Mount Doom is, in fact, Mount Ngauruhoe and Mount Ruapehu, both active volcanoes in New Zealand. Near them is another active volcano, Mt Tongariro, and the hike that crosses it (and near Mt Ngauruhoe) is called the Tongariro Alpine Crossing. As soon as we decided to travel to NZ, we’d made plans to hike this “most famous one-day tramp in New Zealand.” And what a hike it was. The trail is supposed to take about 7 hours (though we did it in 5, Post pride!), and passes through a plethora of volcanic landscapes. Every twenty minutes was some new breathtaking view or bizarre volcanic activity. Highlights included:


A ridiculously steep ascent right near the start of the track. Of course at the very beginning they throw you a nice leisurely stroll through the “Dead Marshes,” just so that you’re committed by the time you reach this 45-minute near-vertical part of the track.

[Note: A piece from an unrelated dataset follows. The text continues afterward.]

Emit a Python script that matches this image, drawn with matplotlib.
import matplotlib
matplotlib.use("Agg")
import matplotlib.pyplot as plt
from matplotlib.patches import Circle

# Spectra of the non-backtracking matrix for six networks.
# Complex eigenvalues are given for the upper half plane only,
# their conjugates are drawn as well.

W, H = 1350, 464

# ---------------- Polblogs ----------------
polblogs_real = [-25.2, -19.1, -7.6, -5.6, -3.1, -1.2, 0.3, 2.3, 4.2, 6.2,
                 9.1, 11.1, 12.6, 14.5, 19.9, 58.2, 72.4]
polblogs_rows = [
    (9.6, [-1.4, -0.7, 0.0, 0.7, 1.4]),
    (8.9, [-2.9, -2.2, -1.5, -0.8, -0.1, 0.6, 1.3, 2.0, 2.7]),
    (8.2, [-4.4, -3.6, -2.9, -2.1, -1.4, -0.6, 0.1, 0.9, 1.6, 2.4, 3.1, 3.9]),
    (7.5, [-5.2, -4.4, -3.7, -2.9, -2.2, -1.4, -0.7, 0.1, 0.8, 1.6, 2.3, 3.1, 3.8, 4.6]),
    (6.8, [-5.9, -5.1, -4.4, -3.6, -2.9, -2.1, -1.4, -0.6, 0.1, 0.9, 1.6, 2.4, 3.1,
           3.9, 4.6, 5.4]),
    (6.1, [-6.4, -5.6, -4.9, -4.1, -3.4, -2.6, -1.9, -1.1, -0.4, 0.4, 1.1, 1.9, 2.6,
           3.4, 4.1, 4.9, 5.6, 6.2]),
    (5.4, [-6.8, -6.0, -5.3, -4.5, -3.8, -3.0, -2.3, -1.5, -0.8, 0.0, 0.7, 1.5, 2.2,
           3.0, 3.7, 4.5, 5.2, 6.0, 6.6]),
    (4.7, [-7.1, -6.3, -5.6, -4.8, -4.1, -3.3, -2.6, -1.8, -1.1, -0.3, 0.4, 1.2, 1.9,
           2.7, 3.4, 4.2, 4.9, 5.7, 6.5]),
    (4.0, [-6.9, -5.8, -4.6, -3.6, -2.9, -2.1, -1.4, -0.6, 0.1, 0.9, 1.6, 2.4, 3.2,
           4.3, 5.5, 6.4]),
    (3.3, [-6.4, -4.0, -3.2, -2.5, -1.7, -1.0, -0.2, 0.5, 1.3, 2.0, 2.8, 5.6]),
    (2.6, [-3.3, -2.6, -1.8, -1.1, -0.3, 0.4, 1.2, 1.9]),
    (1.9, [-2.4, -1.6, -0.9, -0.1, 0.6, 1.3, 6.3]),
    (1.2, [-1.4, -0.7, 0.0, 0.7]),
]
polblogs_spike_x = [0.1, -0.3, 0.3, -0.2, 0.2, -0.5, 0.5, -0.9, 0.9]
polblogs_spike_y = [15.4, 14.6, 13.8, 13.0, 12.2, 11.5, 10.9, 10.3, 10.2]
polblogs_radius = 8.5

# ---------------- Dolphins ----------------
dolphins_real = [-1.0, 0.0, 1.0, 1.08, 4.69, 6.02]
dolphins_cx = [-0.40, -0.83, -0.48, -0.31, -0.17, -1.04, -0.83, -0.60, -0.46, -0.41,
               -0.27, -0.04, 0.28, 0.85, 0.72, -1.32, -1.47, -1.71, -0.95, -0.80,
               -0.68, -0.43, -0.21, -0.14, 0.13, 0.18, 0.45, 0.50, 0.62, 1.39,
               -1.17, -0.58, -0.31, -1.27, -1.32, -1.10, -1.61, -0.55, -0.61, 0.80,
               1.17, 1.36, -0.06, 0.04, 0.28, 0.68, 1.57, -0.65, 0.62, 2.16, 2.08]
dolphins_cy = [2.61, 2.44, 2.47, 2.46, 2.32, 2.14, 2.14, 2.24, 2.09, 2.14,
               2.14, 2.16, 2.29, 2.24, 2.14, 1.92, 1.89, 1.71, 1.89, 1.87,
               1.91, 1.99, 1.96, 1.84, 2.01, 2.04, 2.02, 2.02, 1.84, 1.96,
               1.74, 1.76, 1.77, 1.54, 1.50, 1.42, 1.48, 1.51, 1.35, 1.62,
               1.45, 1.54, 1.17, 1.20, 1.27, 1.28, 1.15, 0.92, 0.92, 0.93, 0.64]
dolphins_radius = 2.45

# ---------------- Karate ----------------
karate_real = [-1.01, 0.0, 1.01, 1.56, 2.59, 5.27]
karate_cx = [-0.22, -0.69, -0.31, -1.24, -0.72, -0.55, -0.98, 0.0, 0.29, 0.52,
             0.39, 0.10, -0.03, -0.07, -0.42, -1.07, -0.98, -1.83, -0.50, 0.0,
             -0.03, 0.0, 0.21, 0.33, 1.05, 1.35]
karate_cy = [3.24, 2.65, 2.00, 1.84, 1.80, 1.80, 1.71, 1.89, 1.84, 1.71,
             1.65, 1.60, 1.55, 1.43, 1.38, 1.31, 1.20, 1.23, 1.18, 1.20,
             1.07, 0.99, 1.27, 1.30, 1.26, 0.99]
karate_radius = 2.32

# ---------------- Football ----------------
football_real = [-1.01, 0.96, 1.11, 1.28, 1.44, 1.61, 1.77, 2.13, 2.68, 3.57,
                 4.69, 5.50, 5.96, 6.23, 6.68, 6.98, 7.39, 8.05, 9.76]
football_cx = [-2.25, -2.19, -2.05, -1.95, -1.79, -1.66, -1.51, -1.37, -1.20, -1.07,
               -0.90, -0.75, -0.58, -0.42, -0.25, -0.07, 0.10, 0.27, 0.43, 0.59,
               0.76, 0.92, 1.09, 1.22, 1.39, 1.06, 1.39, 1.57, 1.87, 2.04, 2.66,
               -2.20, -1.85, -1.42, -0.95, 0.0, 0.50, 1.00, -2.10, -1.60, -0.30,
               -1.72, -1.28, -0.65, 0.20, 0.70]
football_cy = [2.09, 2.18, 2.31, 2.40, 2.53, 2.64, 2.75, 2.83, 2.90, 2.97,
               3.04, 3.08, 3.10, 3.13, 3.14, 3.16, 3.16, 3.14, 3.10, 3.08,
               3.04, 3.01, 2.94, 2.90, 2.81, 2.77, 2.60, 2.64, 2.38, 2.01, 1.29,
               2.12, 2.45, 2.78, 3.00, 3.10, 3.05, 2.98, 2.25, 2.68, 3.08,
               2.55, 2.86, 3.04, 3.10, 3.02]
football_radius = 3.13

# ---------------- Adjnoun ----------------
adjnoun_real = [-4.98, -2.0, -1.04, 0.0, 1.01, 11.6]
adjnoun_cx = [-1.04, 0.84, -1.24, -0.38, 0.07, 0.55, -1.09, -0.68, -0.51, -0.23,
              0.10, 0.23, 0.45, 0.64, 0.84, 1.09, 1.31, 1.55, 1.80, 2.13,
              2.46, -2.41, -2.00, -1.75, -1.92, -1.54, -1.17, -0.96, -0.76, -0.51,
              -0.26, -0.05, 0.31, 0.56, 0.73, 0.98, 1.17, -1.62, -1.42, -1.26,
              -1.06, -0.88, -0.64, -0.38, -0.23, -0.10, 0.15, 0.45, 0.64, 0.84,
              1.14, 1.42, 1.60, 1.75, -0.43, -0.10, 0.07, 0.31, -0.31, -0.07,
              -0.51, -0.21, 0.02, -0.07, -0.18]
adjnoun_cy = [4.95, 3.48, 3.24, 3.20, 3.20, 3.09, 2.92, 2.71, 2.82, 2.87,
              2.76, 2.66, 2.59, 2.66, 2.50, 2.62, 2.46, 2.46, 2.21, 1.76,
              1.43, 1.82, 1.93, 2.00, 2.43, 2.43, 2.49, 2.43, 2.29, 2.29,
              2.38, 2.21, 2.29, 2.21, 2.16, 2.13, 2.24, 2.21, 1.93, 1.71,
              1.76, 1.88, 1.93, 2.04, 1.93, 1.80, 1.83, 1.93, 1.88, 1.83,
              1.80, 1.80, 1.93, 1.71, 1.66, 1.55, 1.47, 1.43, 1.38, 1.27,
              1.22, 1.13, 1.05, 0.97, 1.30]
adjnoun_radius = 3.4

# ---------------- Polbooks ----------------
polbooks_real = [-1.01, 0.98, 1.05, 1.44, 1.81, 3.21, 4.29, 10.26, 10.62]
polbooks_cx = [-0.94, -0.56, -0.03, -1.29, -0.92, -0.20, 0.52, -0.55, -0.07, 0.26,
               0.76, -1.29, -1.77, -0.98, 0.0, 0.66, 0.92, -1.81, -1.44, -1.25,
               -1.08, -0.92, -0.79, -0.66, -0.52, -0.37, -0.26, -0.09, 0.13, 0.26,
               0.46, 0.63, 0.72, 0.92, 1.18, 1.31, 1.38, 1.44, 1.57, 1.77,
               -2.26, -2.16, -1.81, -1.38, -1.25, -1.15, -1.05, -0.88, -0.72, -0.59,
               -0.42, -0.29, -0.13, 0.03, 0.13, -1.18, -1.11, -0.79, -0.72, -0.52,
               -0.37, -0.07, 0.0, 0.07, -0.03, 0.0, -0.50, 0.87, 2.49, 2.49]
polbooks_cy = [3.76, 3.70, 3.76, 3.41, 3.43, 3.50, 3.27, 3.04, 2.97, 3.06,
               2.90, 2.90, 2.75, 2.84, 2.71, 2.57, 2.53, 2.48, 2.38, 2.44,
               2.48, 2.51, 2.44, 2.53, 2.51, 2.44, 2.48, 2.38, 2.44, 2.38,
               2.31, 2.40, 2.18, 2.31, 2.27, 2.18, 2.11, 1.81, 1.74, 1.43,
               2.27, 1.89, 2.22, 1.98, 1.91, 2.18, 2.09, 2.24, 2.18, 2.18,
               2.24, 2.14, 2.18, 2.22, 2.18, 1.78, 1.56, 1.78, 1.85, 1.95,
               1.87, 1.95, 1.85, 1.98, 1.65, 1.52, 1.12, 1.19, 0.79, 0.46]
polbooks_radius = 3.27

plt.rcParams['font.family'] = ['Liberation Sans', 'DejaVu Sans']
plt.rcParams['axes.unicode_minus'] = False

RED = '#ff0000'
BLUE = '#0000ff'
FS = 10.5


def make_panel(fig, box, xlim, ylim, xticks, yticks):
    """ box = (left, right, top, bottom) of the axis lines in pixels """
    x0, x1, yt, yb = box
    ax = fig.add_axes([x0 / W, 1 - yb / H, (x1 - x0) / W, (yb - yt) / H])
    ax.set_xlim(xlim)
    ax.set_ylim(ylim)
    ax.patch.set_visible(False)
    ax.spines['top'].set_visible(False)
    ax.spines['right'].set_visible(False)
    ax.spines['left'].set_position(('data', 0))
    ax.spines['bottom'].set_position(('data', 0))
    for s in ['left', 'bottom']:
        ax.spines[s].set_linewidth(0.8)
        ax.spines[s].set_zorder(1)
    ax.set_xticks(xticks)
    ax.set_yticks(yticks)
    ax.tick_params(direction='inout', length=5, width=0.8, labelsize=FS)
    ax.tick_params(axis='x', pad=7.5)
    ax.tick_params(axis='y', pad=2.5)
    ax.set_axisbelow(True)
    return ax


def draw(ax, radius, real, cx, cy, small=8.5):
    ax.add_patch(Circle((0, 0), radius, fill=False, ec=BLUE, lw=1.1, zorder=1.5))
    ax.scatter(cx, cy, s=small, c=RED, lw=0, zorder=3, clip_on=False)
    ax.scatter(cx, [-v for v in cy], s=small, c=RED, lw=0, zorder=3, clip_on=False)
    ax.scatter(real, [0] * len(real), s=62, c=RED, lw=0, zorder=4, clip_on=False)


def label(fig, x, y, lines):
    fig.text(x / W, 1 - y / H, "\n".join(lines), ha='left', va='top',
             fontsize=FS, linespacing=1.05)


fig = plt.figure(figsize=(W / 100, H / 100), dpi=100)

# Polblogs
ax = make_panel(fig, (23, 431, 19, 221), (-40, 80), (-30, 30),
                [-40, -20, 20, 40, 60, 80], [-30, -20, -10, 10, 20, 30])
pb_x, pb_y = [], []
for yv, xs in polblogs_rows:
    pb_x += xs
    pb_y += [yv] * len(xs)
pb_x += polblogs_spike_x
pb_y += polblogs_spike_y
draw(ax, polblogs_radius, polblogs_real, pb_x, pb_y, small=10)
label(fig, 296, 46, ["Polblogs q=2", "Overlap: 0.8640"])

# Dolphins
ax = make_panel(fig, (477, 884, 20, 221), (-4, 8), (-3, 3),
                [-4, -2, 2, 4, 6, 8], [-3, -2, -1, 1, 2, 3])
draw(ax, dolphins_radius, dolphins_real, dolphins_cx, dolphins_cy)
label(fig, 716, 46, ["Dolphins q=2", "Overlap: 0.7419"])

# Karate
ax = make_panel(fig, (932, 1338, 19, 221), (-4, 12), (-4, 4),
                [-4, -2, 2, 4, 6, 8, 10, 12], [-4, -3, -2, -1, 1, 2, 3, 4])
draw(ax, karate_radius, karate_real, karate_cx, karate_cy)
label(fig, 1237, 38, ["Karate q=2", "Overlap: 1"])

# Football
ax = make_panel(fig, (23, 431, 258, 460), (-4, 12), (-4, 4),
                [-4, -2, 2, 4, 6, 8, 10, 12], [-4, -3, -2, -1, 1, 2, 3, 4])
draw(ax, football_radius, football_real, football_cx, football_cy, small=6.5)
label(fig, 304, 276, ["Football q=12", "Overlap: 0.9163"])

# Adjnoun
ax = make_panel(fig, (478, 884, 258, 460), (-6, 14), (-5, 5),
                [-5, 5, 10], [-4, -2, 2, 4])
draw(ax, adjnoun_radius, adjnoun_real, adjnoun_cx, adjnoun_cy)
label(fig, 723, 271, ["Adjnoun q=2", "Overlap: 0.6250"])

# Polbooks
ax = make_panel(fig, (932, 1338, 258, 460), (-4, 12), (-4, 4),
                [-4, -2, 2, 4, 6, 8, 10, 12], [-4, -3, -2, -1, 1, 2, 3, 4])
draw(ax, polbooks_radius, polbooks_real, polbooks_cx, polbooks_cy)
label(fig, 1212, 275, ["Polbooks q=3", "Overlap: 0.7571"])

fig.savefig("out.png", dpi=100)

The deceptively leisurely marsh stroll at the beginning of the hike.


Hiking into and back out of two craters. Inside one of the craters, the ground was hot (which is, probably, obvious – we’re in a volcano! – but I was still amazed by it) and mists surrounded us as we hiked across.


A ridiculously steep descent down the northern side of the volcano, where your only foothold is endless loose rock. It was touch and go until I perfected and passed on a patented “heel plant and slide” method of not falling to our deaths.

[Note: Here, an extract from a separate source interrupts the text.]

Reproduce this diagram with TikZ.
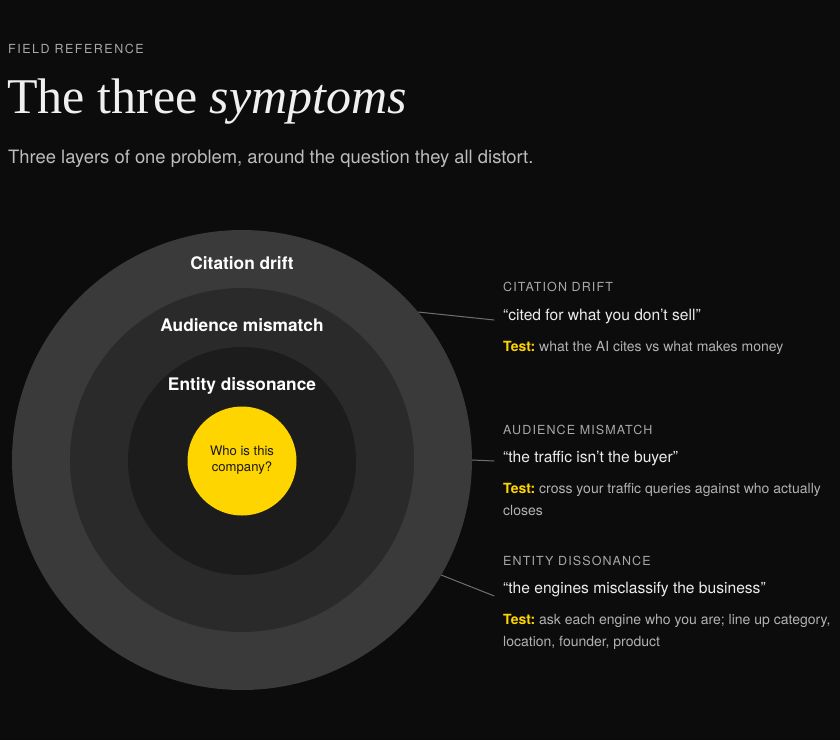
\documentclass[tikz,border=0pt]{standalone}
\usepackage{fontspec}
\setmainfont{TeX Gyre Heros}
\newfontfamily\titlefont{Liberation Serif}
\newfontfamily\capsfont[LetterSpace=12]{TeX Gyre Heros}
\newfontfamily\smallcapsfont[LetterSpace=9]{TeX Gyre Heros}
\definecolor{bg}{HTML}{0C0C0C}
\definecolor{ringA}{HTML}{3A3A3A}
\definecolor{ringB}{HTML}{2A2A2A}
\definecolor{ringC}{HTML}{1C1C1C}
\definecolor{core}{HTML}{FFD500}
\definecolor{capgrey}{HTML}{A8A8A8}
\definecolor{quotecol}{HTML}{ECECEC}
\definecolor{bodygrey}{HTML}{B2B2B2}
\definecolor{leader}{HTML}{707070}
\definecolor{subgrey}{HTML}{BDBDBD}
\frenchspacing
\begin{document}
\begin{tikzpicture}[x=1pt,y=-1pt,
  ring/.style={circle,draw=none,inner sep=0pt},
  ringlabel/.style={anchor=base,text=white,font=\bfseries\fontsize{17.3}{20}\selectfont,inner sep=0pt},
  sidecap/.style={anchor=base west,text=capgrey,font=\smallcapsfont\fontsize{12.5}{15}\selectfont,inner sep=0pt},
  sidequote/.style={anchor=base west,text=quotecol,font=\fontsize{15.6}{18}\selectfont,inner sep=0pt},
  sidetest/.style={anchor=base west,text=bodygrey,font=\frenchspacing\fontsize{14}{23}\selectfont,inner sep=0pt},
  leaderline/.style={draw=leader,line width=1pt}]
\fill[bg] (0,0) rectangle (840,740);
\useasboundingbox (0,0) rectangle (840,740);
% header
\node[anchor=base west,inner sep=0pt,text=capgrey,font=\capsfont\fontsize{12.5}{15}\selectfont] (kicker) at (8,53.5) {FIELD REFERENCE};
\node[anchor=base west,inner sep=0pt,text=white!94!black,font=\titlefont\fontsize{50}{56}\selectfont] (title) at (7,113) {The three \textit{symptoms}};
\node[anchor=base west,inner sep=0pt,text=subgrey,font=\fontsize{18.4}{22}\selectfont] (subtitle) at (8,163) {Three layers of one problem, around the question they all distort.};
% rings
\node[ring,fill=ringA,minimum size=460pt] (outer) at (242,460) {};
\node[ring,fill=ringB,minimum size=344pt] (middle) at (242,460) {};
\node[ring,fill=ringC,minimum size=228pt] (inner) at (242,461) {};
\node[ring,fill=core,minimum size=109pt] (core) at (242,461) {};
\node[inner sep=0pt,align=center,text=black!90,font=\fontsize{13.1}{15.5}\selectfont] (q) at (242,460) {Who is this\\company?};
\node[ringlabel] (l1) at (242,269.3) {Citation drift};
\node[ringlabel] (l2) at (242,331.7) {Audience mismatch};
\node[ringlabel] (l3) at (242,390) {Entity dissonance};
% side texts
\node[sidecap] (c1) at (503,291.5) {CITATION DRIFT};
\node[sidequote] (q1) at (503,320) {“cited for what you don't sell”};
\node[sidetest] (t1) at (503,351.7) {{\color{core}\bfseries Test:} what the AI cites vs what makes money};
\node[sidecap] (c2) at (503,434) {AUDIENCE MISMATCH};
\node[sidequote] (q2) at (503,462.7) {“the traffic isn't the buyer”};
\node[sidetest] (t2) at (503,493.3) {{\color{core}\bfseries Test:} cross your traffic queries against who actually};
\node[sidetest] (t2b) at (503,515.5) {closes};
\node[sidecap] (c3) at (503,565.7) {ENTITY DISSONANCE};
\node[sidequote] (q3) at (503,593.3) {“the engines misclassify the business”};
\node[sidetest] (t3) at (503,624) {{\color{core}\bfseries Test:} ask each engine who you are; line up category,};
\node[sidetest] (t3b) at (503,646.5) {location, founder, product};
% leaders
\coordinate (e1) at (494.3,320);
\coordinate (e2) at (494.3,461);
\coordinate (e3) at (494.3,596);
\draw[leaderline] (outer.40.3) -- (e1);
\draw[leaderline] (outer.east) -- (e2);
\draw[leaderline] (outer.-30.3) -- (e3);
\end{tikzpicture}
\end{document}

A walk around the top of the volcano where sharp edged volcanic rock and a long, tumbling fall down to the place we had been over an hour before were constantly on your mind.



Emerald green and deep blue lakes and pools (coloured by dissolved volcanic minerals).


Barren landscapes with no vegetation in sight, then hikes through grassy plains and dense forest.


Solid lava flows, sulphur smell, gaseous steam vents with “do not breath the fumes” signs, boiling hot pools, and snow! (well, it’s a novelty for me).

It smelled worse then an Orc’s armpit after a one-week run through Rohan, but it looked fantastic.


We were exhausted at the end, but oh so proud that we had all survived and, while thoroughly enjoying the views, clocked a time under the estimated. We attempted to catch an earlier shuttle bus, but were instead given the chance to hitch a ride to a nearby ski town and wait for our bus at the local pub. Then, beer and french fries at hand, we realized our fatal mistake. We had forgotten to drop the ring into the fires of Mount Doom when we had stopped to eat our lunch. Oops.


Deciding if we should go back to destroy all evil in the world. Nah, too tired.


Hats? Check. Sunglasses? Check. Awe? You bet.